* **Problem requirements**: Repeat the data that follows, word for word, without the images.

# # #

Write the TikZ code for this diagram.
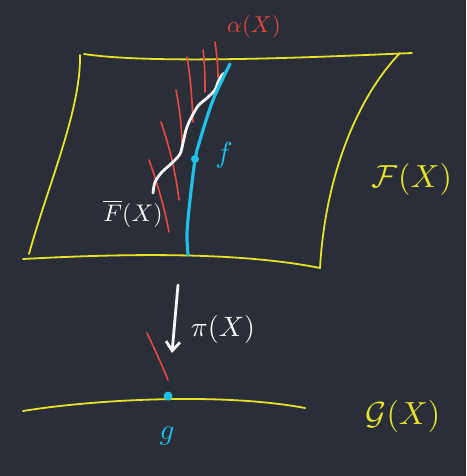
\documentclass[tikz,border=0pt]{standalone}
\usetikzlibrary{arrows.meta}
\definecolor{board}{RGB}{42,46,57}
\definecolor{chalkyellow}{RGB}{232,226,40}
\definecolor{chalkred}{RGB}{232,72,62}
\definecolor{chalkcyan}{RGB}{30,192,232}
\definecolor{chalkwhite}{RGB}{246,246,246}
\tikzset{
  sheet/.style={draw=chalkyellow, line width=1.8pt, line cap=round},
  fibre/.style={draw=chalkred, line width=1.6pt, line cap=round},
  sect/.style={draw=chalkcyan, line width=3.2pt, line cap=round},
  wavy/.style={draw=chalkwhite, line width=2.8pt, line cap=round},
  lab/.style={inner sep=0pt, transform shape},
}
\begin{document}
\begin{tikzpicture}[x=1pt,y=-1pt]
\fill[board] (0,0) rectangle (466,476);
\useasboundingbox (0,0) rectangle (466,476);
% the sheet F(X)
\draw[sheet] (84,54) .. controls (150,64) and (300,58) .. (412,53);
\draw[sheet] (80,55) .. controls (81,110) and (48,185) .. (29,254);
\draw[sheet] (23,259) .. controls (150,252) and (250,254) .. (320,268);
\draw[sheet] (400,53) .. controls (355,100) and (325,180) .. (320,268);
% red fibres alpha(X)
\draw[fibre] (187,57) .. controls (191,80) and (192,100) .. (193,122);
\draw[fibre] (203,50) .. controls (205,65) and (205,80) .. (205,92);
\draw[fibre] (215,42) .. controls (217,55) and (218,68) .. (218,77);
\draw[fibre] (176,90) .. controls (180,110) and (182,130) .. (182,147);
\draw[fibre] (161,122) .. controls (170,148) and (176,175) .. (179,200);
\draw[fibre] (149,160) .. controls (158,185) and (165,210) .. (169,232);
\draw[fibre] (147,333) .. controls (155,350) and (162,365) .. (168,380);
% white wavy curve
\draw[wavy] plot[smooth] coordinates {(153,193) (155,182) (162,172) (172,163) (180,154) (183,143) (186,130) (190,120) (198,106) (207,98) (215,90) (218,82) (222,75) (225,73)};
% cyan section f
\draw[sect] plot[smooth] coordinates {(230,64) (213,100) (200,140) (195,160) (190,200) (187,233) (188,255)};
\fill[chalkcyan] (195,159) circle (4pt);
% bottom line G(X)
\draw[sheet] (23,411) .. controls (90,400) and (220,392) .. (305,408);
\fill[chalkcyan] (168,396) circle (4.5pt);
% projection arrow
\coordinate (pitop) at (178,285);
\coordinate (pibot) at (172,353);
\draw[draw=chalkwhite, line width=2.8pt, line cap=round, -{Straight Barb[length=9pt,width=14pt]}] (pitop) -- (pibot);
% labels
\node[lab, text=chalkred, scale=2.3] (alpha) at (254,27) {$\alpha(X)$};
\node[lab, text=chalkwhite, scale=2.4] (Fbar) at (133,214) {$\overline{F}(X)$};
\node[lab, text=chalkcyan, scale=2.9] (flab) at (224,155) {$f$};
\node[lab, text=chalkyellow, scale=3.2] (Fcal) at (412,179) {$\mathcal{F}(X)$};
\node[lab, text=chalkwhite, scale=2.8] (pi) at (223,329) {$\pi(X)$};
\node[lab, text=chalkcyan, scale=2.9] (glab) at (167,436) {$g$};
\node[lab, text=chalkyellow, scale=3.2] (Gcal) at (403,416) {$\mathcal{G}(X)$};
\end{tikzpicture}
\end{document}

# # #

* **Written answer**:
Write the TikZ code for this diagram.
\documentclass[tikz,border=0pt]{standalone}
\usetikzlibrary{arrows.meta}
\definecolor{board}{RGB}{42,46,57}
\definecolor{chalkyellow}{RGB}{232,226,40}
\definecolor{chalkred}{RGB}{232,72,62}
\definecolor{chalkcyan}{RGB}{30,192,232}
\definecolor{chalkwhite}{RGB}{246,246,246}
\tikzset{
  sheet/.style={draw=chalkyellow, line width=1.8pt, line cap=round},
  fibre/.style={draw=chalkred, line width=1.6pt, line cap=round},
  sect/.style={draw=chalkcyan, line width=3.2pt, line cap=round},
  wavy/.style={draw=chalkwhite, line width=2.8pt, line cap=round},
  lab/.style={inner sep=0pt, transform shape},
}
\begin{document}
\begin{tikzpicture}[x=1pt,y=-1pt]
\fill[board] (0,0) rectangle (466,476);
\useasboundingbox (0,0) rectangle (466,476);
% the sheet F(X)
\draw[sheet] (84,54) .. controls (150,64) and (300,58) .. (412,53);
\draw[sheet] (80,55) .. controls (81,110) and (48,185) .. (29,254);
\draw[sheet] (23,259) .. controls (150,252) and (250,254) .. (320,268);
\draw[sheet] (400,53) .. controls (355,100) and (325,180) .. (320,268);
% red fibres alpha(X)
\draw[fibre] (187,57) .. controls (191,80) and (192,100) .. (193,122);
\draw[fibre] (203,50) .. controls (205,65) and (205,80) .. (205,92);
\draw[fibre] (215,42) .. controls (217,55) and (218,68) .. (218,77);
\draw[fibre] (176,90) .. controls (180,110) and (182,130) .. (182,147);
\draw[fibre] (161,122) .. controls (170,148) and (176,175) .. (179,200);
\draw[fibre] (149,160) .. controls (158,185) and (165,210) .. (169,232);
\draw[fibre] (147,333) .. controls (155,350) and (162,365) .. (168,380);
% white wavy curve
\draw[wavy] plot[smooth] coordinates {(153,193) (155,182) (162,172) (172,163) (180,154) (183,143) (186,130) (190,120) (198,106) (207,98) (215,90) (218,82) (222,75) (225,73)};
% cyan section f
\draw[sect] plot[smooth] coordinates {(230,64) (213,100) (200,140) (195,160) (190,200) (187,233) (188,255)};
\fill[chalkcyan] (195,159) circle (4pt);
% bottom line G(X)
\draw[sheet] (23,411) .. controls (90,400) and (220,392) .. (305,408);
\fill[chalkcyan] (168,396) circle (4.5pt);
% projection arrow
\coordinate (pitop) at (178,285);
\coordinate (pibot) at (172,353);
\draw[draw=chalkwhite, line width=2.8pt, line cap=round, -{Straight Barb[length=9pt,width=14pt]}] (pitop) -- (pibot);
% labels
\node[lab, text=chalkred, scale=2.3] (alpha) at (254,27) {$\alpha(X)$};
\node[lab, text=chalkwhite, scale=2.4] (Fbar) at (133,214) {$\overline{F}(X)$};
\node[lab, text=chalkcyan, scale=2.9] (flab) at (224,155) {$f$};
\node[lab, text=chalkyellow, scale=3.2] (Fcal) at (412,179) {$\mathcal{F}(X)$};
\node[lab, text=chalkwhite, scale=2.8] (pi) at (223,329) {$\pi(X)$};
\node[lab, text=chalkcyan, scale=2.9] (glab) at (167,436) {$g$};
\node[lab, text=chalkyellow, scale=3.2] (Gcal) at (403,416) {$\mathcal{G}(X)$};
\end{tikzpicture}
\end{document}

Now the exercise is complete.